A majority of the US Senate backed legislation on Wednesday to repeal two decades-old authorizations for past wars in Iraq, as Congress pushes to reassert its role over deciding whether to send troops into combat.
The Senate voted 66-30 in favor of legislation to repeal the 1991 and 2002 Authorizations for the Use of Military Force, or AUMFs, well above the 51-vote majority needed to pass the measure that would formally end the Gulf and Iraq wars.
To become law, the repeal of the two Authorizations for the Use of Military Force, or AUMFs, must still pass the Republican-led House of Representatives, where its prospects are less certain. All of the votes against repeal in the Senate were from Republicans and the party's leader in the chamber Mitch McConnell issued a statement opposing it.
Biden will sign the bill
Biden has said he will sign the legislation, if it reaches his desk.

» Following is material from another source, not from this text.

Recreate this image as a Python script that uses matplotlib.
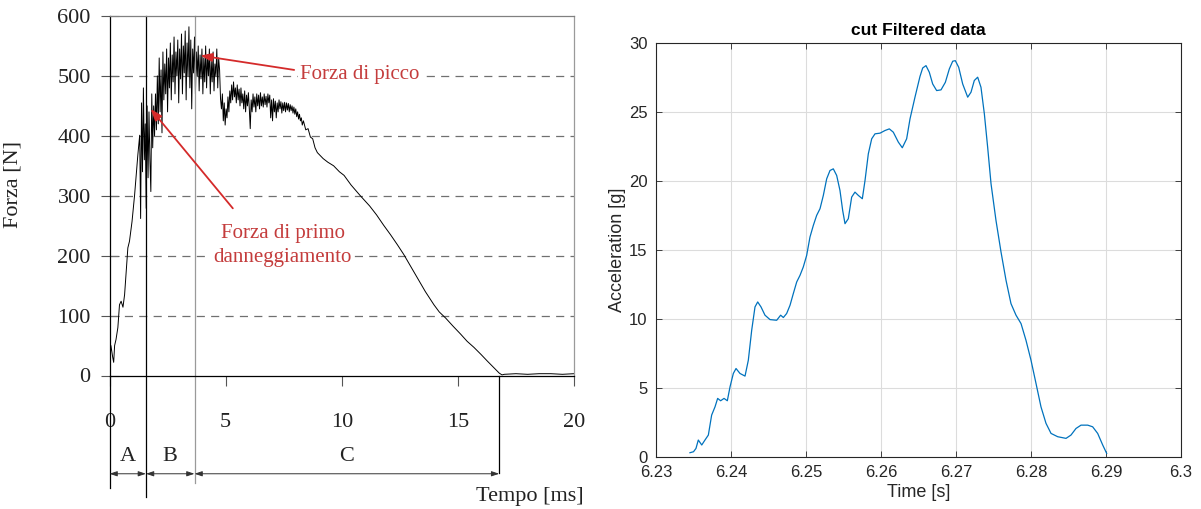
import matplotlib
matplotlib.use("Agg")
import matplotlib.pyplot as plt

force_t = [0.00, 0.02, 0.06, 0.10, 0.14, 0.18, 0.22, 0.28, 0.36, 0.43, 0.50, 0.55, 0.58,
           0.65, 0.72, 0.79, 0.86, 0.97, 1.08, 1.15, 1.22, 1.26,
           1.30, 1.34, 1.38, 1.42, 1.46, 1.50, 1.54, 1.58, 1.62, 1.66, 1.70, 1.74, 1.78,
           1.82, 1.86, 1.90, 1.94, 1.98, 2.02, 2.06, 2.10, 2.14, 2.18, 2.22, 2.26, 2.30,
           2.34, 2.38, 2.42, 2.46, 2.50, 2.54, 2.58, 2.62, 2.66, 2.70, 2.74, 2.78, 2.82,
           2.86, 2.90, 2.94, 2.98, 3.02, 3.06, 3.10, 3.14, 3.18, 3.22, 3.26, 3.30, 3.34,
           3.38, 3.42, 3.46, 3.50, 3.54, 3.58, 3.62, 3.66, 3.70, 3.74, 3.78, 3.82, 3.86,
           3.90, 3.94, 3.98, 4.02, 4.06, 4.10, 4.14, 4.18, 4.22, 4.26, 4.30, 4.34, 4.38,
           4.42, 4.46, 4.50, 4.54, 4.58, 4.62, 4.66, 4.70, 4.74, 4.78, 4.82, 4.86, 4.90,
           4.94, 4.98, 5.02, 5.06, 5.10, 5.14, 5.18, 5.22, 5.26, 5.30, 5.34, 5.38, 5.42,
           5.46, 5.50, 5.54, 5.58, 5.62, 5.66, 5.70, 5.74, 5.78, 5.82, 5.86, 5.90, 5.94,
           5.98, 6.02, 6.06, 6.10, 6.14, 6.18, 6.22, 6.26, 6.30, 6.34, 6.38, 6.42, 6.46,
           6.50, 6.54, 6.58, 6.62, 6.66, 6.70, 6.74, 6.78, 6.82, 6.86, 6.90, 6.94, 6.98,
           7.02, 7.06, 7.10, 7.14, 7.18, 7.22, 7.26, 7.30, 7.34, 7.38, 7.42, 7.46, 7.50,
           7.54, 7.58, 7.62, 7.66, 7.70, 7.74, 7.78, 7.82, 7.86, 7.90, 7.94, 7.98, 8.02,
           8.06, 8.10, 8.14, 8.18, 8.22, 8.26, 8.30,
           8.35, 8.45, 8.55, 8.65, 8.75, 8.85, 8.95, 9.05, 9.20, 9.40, 9.65, 9.90, 10.1,
           10.4, 10.8, 11.2, 11.5, 11.8, 12.1, 12.4, 12.67, 13.0, 13.25, 13.6, 13.97, 14.2,
           14.47, 14.8, 15.12, 15.4, 15.69, 16.0, 16.27, 16.55, 16.78, 16.9, 17.0, 17.5,
           18.0, 18.5, 19.0, 19.5, 20.0]
force_n = [0, 25, 50, 40, 30, 22, 50, 60, 80, 118, 124, 118, 114,
           135, 174, 213, 224, 257, 301, 335, 368, 385,
           401, 262, 455, 340, 480, 360, 420, 279, 450, 330, 440, 360, 307,
           470, 380, 450, 400, 470, 410, 500, 420, 530, 440, 510, 405, 540,
           460, 520, 470, 545, 440, 530, 480, 555, 460, 535, 490, 565, 470,
           540, 500, 560, 455, 545, 495, 570, 470, 550, 505, 575, 460, 555,
           500, 582, 480, 560, 445, 545, 505, 565, 470, 540, 500, 550, 475,
           535, 495, 545, 470, 530, 490, 550, 480, 535, 500, 545, 470, 525,
           490, 540, 475, 520, 500, 545, 480, 530, 510, 462, 445, 470, 425,
           455, 418, 445, 430, 465, 440, 475, 455, 485, 460, 490, 465, 480,
           455, 485, 460, 478, 450, 480, 455, 470, 445, 475, 440, 468, 450,
           472, 445, 412, 460, 440, 470, 448, 465, 440, 470, 450, 468, 445,
           472, 450, 465, 448, 470, 452, 466, 448, 470, 455, 468, 430, 460,
           425, 462, 440, 458, 430, 455, 440, 460, 445, 457, 438, 455, 442,
           456, 440, 455, 443, 454, 440, 452, 442, 450, 438, 448, 436, 445,
           432, 440, 428, 436, 425, 430, 418,
           425, 410, 412, 398, 395, 380, 372, 368, 362, 356, 350, 340, 334,
           318, 300, 283, 268, 251, 235, 218, 202, 180, 163, 140, 118, 106,
           96, 82, 69, 57, 47, 35, 24, 13, 4, 1, 2, 3,
           2, 3, 3, 2, 3]
force_ticks = [0, 100, 200, 300, 400, 500, 600]
time_ticks = [0, 5, 10, 15, 20]
phase_bounds = [0, 1.57, 3.66, 16.78]
phase_names = ["A", "B", "C"]

# ---- right panel: filtered acceleration ----
acc_t = [6.23453, 6.2350, 6.23533, 6.23564, 6.2361, 6.23653, 6.23698, 6.23742, 6.23787,
         6.23822, 6.23862, 6.23907, 6.23951, 6.23987, 6.24031, 6.24067, 6.2412, 6.24187,
         6.24231, 6.24276, 6.2432, 6.24356, 6.244, 6.24453, 6.2452, 6.24609, 6.24662,
         6.24698, 6.24742, 6.24787, 6.24831, 6.24876, 6.2492, 6.24964, 6.25009, 6.25053,
         6.25098, 6.25142, 6.25187, 6.25231, 6.25276, 6.2532, 6.25364, 6.25409, 6.25453,
         6.25489, 6.2552, 6.25564, 6.25609, 6.25653, 6.25698, 6.25751, 6.25787, 6.25831,
         6.25876, 6.2592, 6.25987, 6.26053, 6.26111, 6.26164, 6.26231, 6.26284, 6.26342,
         6.26387, 6.26453, 6.2652, 6.26556, 6.266, 6.26644, 6.26689, 6.26742, 6.268,
         6.26858, 6.26911, 6.26956, 6.26991, 6.27036, 6.27089, 6.27156, 6.272, 6.27244,
         6.27289, 6.27333, 6.27378, 6.27422, 6.27467, 6.27533, 6.276, 6.27667, 6.27733,
         6.278, 6.27867, 6.27933, 6.28, 6.28067, 6.28133, 6.282, 6.28267, 6.28356,
         6.28467, 6.28533, 6.286, 6.28667, 6.28756, 6.28822, 6.28889, 6.28956, 6.29009]
acc_g = [0.29, 0.36, 0.6, 1.21, 0.85, 1.21, 1.57, 3.02, 3.62,
         4.23, 4.06, 4.23, 4.06, 5.07, 6.04, 6.40, 6.04, 5.85,
         7.0, 9.18, 10.87, 11.23, 10.87, 10.27, 9.95, 9.9, 10.27,
         10.1, 10.39, 10.99, 11.84, 12.68, 13.16, 13.77, 14.61, 15.94,
         16.79, 17.51, 18.0, 18.96, 20.17, 20.77, 20.89, 20.41, 19.32,
         17.87, 16.91, 17.27, 18.84, 19.2, 18.96, 18.72, 20.05, 21.98,
         23.07, 23.43, 23.48, 23.67, 23.79, 23.55, 22.83, 22.42, 23.07,
         24.52, 26.09, 27.6, 28.21, 28.38, 27.9, 27.05, 26.57, 26.62,
         27.17, 28.14, 28.7, 28.74, 28.26, 27.05, 26.09, 26.45, 27.3,
         27.54, 26.81, 24.88, 22.46, 19.81, 17.15, 14.86, 12.8, 11.11,
         10.27, 9.66, 8.45, 7.0, 5.31, 3.62, 2.42, 1.69, 1.45,
         1.33, 1.57, 2.05, 2.29, 2.29, 2.17, 1.69, 0.85, 0.24]
acc_xticks = [6.23, 6.24, 6.25, 6.26, 6.27, 6.28, 6.29, 6.30]
acc_xlabels = ["6.23", "6.24", "6.25", "6.26", "6.27", "6.28", "6.29", "6.3"]
acc_yticks = [0, 5, 10, 15, 20, 25, 30]

fig = plt.figure(figsize=(12.01, 5.09), dpi=100)

# ================= left =================
serif = "Liberation Serif"
ax1 = fig.add_axes([109.5 / 1201, 1 - 375.5 / 509, 464.5 / 1201, 359.5 / 509])
ax1.set_xlim(0, 20)
ax1.set_ylim(0, 600)
for y in force_ticks[1:-1]:
    ax1.axhline(y, color="#707070", lw=0.9, dashes=(6.5, 5))
ax1.plot(force_t, force_n, color="black", lw=0.7)

ax1.spines["left"].set_color("black")
ax1.spines["bottom"].set_color("black")
ax1.spines["top"].set_color("#808080")
ax1.spines["right"].set_color("#9a9a9a")
for s in ax1.spines.values():
    s.set_linewidth(0.9)

ax1.set_xticks(time_ticks)
ax1.set_yticks(force_ticks)
ax1.tick_params(axis="x", direction="out", length=7, width=0.8, pad=20, color="#555555")
ax1.tick_params(axis="y", direction="inout", length=13, width=0.8, pad=7, color="#555555")
for lab in ax1.get_xticklabels() + ax1.get_yticklabels():
    lab.set_fontfamily(serif)
    lab.set_fontsize(16)
    lab.set_color("#222222")
ax1.set_ylabel("Forza [N]", fontfamily=serif, fontsize=16, color="#222222")
ax1.yaxis.set_label_coords(-0.188, 0.53)

# phase boundaries extending below the axis
ax1.plot([phase_bounds[0]] * 2, [0, -188], color="black", lw=0.9, clip_on=False)
ax1.plot([phase_bounds[1]] * 2, [600, -202], color="black", lw=0.9, clip_on=False)
ax1.plot([phase_bounds[2]] * 2, [600, -180], color="#9a9a9a", lw=0.9, clip_on=False)
ax1.plot([phase_bounds[3]] * 2, [0, -163], color="black", lw=0.9, clip_on=False)
for i, name in enumerate(phase_names):
    a, b = phase_bounds[i], phase_bounds[i + 1]
    ax1.annotate("", xy=(a, -164), xytext=(b, -164), annotation_clip=False,
                 arrowprops=dict(arrowstyle="<|-|>,head_length=0.45,head_width=0.15",
                                 color="#333333", lw=0.7, shrinkA=0, shrinkB=0))
    ax1.text((a + b) / 2, -136, name, fontfamily=serif, fontsize=16,
             ha="center", va="center", color="#222222", clip_on=False)
ax1.text(20.4, -202, "Tempo [ms]", fontfamily=serif, fontsize=16,
         ha="right", va="center", color="#222222", clip_on=False)

red_txt = "#c43c3c"
red_arw = "#d42a2a"
white_box = dict(facecolor="white", edgecolor="none", pad=1.5)
ax1.text(10.76, 503, "Forza di picco", fontfamily=serif, fontsize=15,
         ha="center", va="center", color=red_txt, bbox=white_box, zorder=5)
ax1.annotate("", xy=(3.91, 534), xytext=(7.95, 510),
             arrowprops=dict(arrowstyle="-|>,head_length=0.7,head_width=0.25",
                             color=red_arw, lw=1.3, shrinkA=0, shrinkB=0), zorder=6)
ax1.text(7.46, 217, "Forza di primo\ndanneggiamento", fontfamily=serif, fontsize=15,
         ha="center", va="center", color=red_txt, linespacing=1.3,
         bbox=white_box, zorder=5)
ax1.annotate("", xy=(1.77, 445), xytext=(5.31, 279),
             arrowprops=dict(arrowstyle="-|>,head_length=0.7,head_width=0.25",
                             color=red_arw, lw=1.3, shrinkA=0, shrinkB=0), zorder=6)

# ================= right =================
sans = "Liberation Sans"
ax2 = fig.add_axes([656 / 1201, 1 - 456.7 / 509, 525 / 1201, 413.4 / 509])
ax2.plot(acc_t, acc_g, color="#0072BD", lw=0.9)
ax2.set_xlim(6.23, 6.30)
ax2.set_ylim(0, 30)
ax2.set_xticks(acc_xticks)
ax2.set_xticklabels(acc_xlabels)
ax2.set_yticks(acc_yticks)
ax2.grid(True, color="#dcdcdc", lw=0.8)
ax2.set_axisbelow(True)
ax2.tick_params(direction="in", length=4, width=0.6, top=True, right=True,
                labelsize=12, colors="#262626")
ax2.tick_params(axis="x", pad=6)
ax2.tick_params(axis="y", pad=6)
for lab in ax2.get_xticklabels() + ax2.get_yticklabels():
    lab.set_fontfamily(sans)
for s in ax2.spines.values():
    s.set_color("#262626")
    s.set_linewidth(0.8)
ax2.set_xlabel("Time [s]", fontfamily=sans, fontsize=13, color="#262626", labelpad=3)
ax2.set_ylabel("Acceleration [g]", fontfamily=sans, fontsize=13, color="#262626", labelpad=2)
ax2.set_title("cut Filtered data", fontfamily=sans, fontsize=12.5, fontweight="bold",
              color="black", pad=6)

fig.savefig("out.png", dpi=100)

Twenty years after the March 2003 US invasion, the vote was a historic step away from a war that claimed the lives of hundreds of thousands of Iraqis and thousands of Americans, complicated policy in the Middle East and bitterly divided US politics.
It was also lawmakers' latest effort to reclaim Congress' authority over whether troops should be sent into combat, which backers of the repeal said had been improperly ceded to the White House as the Senate and House of Representatives passed and then failed to repeal open-ended war authorizations.